Hier weiß der Leser noch nicht, wohin ihn der Roman führen wird. Das wird sich ändern, als die Familie das Erbe aufteilt und der für alle unbekannte Name Lilit auftaucht. Sie soll einen goldenen Armreif bekommen. Karla animiert ihren Vater zu einer Reise nach Armenien. Fortan nimmt der 240 Seiten starke Roman Fahrt auf. Die Autorin erzählt in mit Namen überschriebenen Kapiteln die Geschichte der Familie in der Gegenwart.
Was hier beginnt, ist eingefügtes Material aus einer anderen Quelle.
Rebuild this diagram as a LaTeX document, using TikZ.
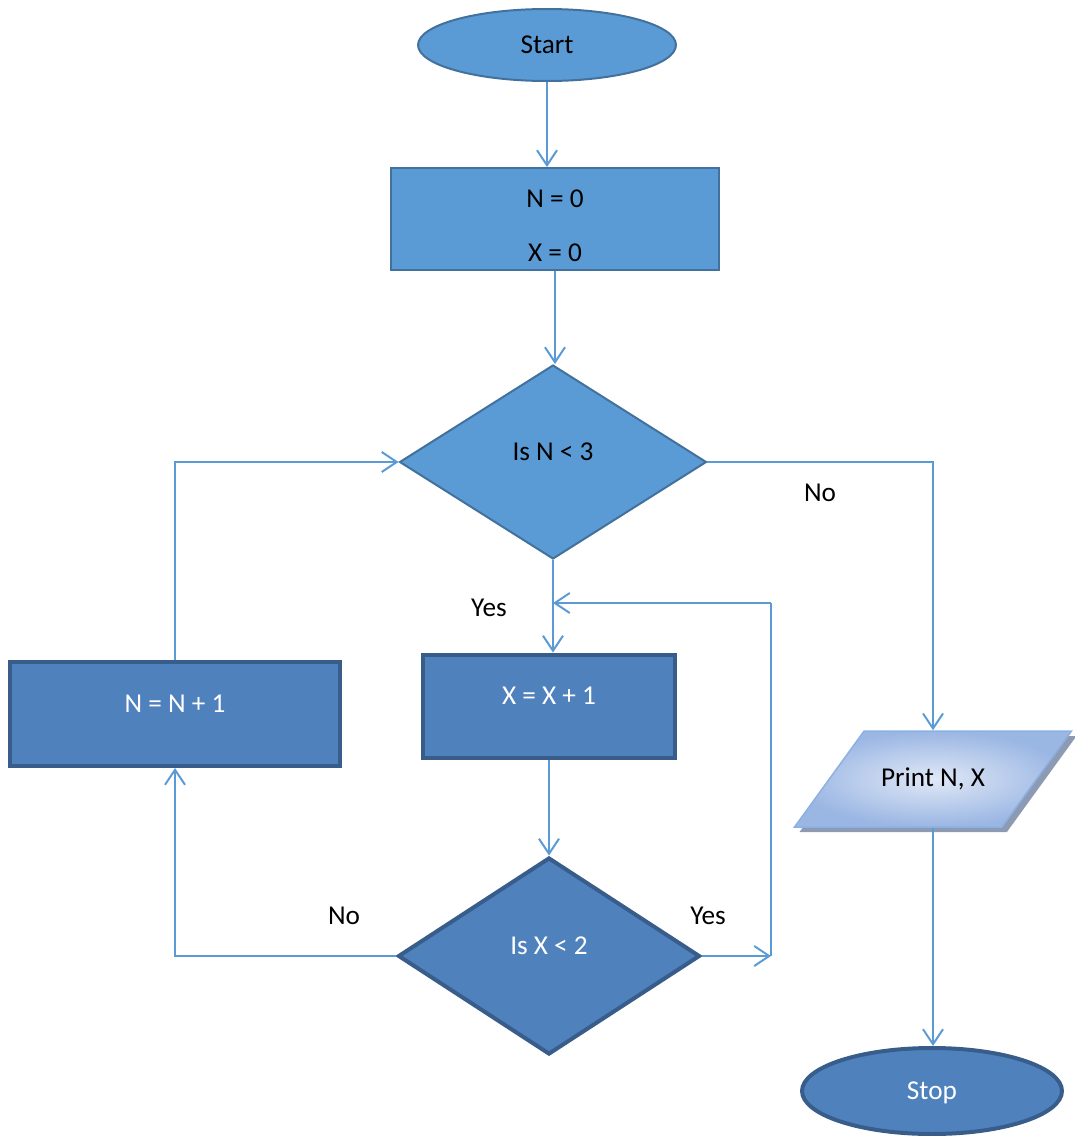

Sie verwebt die einzelnen Erzählstränge miteinander und zusätzlich mit Rückblicken in die Vergangenheit. Der Leser erfährt über die Zeit des Vaters als Klosterschüler in Jerusalem und dass die Großmutter in den 1960er-Jahren als Gastarbeiterin aus Istanbul nach Deutschland gekommen ist. Laura Cwiertnia beleuchtet dabei einfühlsam die Lebenswelt der damaligen Gastarbeiterinnen und gewährt dem Leser einen intensiven Blick von Außen auf das Deutschland der Nachkriegszeit.
Dass die Familie armenische Wurzeln hat, weiß Karla. Viel mehr allerdings nicht. Denn darüber wird in der Familie nicht gesprochen. Laura Cwiertnia zeichnet so unausgesprochen eine Parallele zur Lebenswirklichkeit in deutschen Familien – wenn auch mit gänzlich anderen Vorzeichen. Während in Deutschland kaum oder nur ungern über die Rolle der eigenen Familie im Holocaust gesprochen wird, ist es in armenischen Familien der Genozid am eigenen Volk, der nicht zur Sprache kommt. "Dabei hat jeder aus der armenischen Diaspora Bezüge zum Genozid", sagt Cwiertnia. Sie beleuchtet die durch dieses Schweigen entstandenen Verwerfungen innerhalb einer Familie. "Generationenübergreifendes Verständnis kann erst entstehen, wenn man über die Erfahrungen der Eltern oder Großeltern Bescheid weiß", sagt Cwiertnia. Der Völkermord an den Armeniern durch das Osmanische Reich im Ersten Weltkrieg gilt als einer der ersten systematischen Genozide des 20. Jahrhunderts. Er kostete bis zu 1,5 Millionen Armenier und Armenierinnen das Leben.
Spannende Geschichte, sensibles Thema
Die Romanheldin nähert sich der Thematik an einer Genozid-Gedenkstätte in Armenien. Dort fragt sie sich, erinnert an eigene Albträume: "Wieso träumt man von Dingen, die man nicht erlebt hat? Und wie träumt man erst, wenn man diese Dinge erlebt hat?" Von ihrem Vater erfährt sie nicht sonderlich viel. Der genießt lieber das armenische Leben in einer Heimat, die beide zuvor nie betreten haben. Nur widerwillig lässt er sich auf die weitere Suche nach der Unbekannten namens Lilit und damit dem fehlenden Mosaiksteinchen in der Familiengeschichte ein.
Laura Cwiertnia zieht den Leser mit ihrem Schreibstil in den Bann und versteht es, ein sensibles Thema zu beleuchten und gleichzeitig eine spannende Geschichte zu erzählen.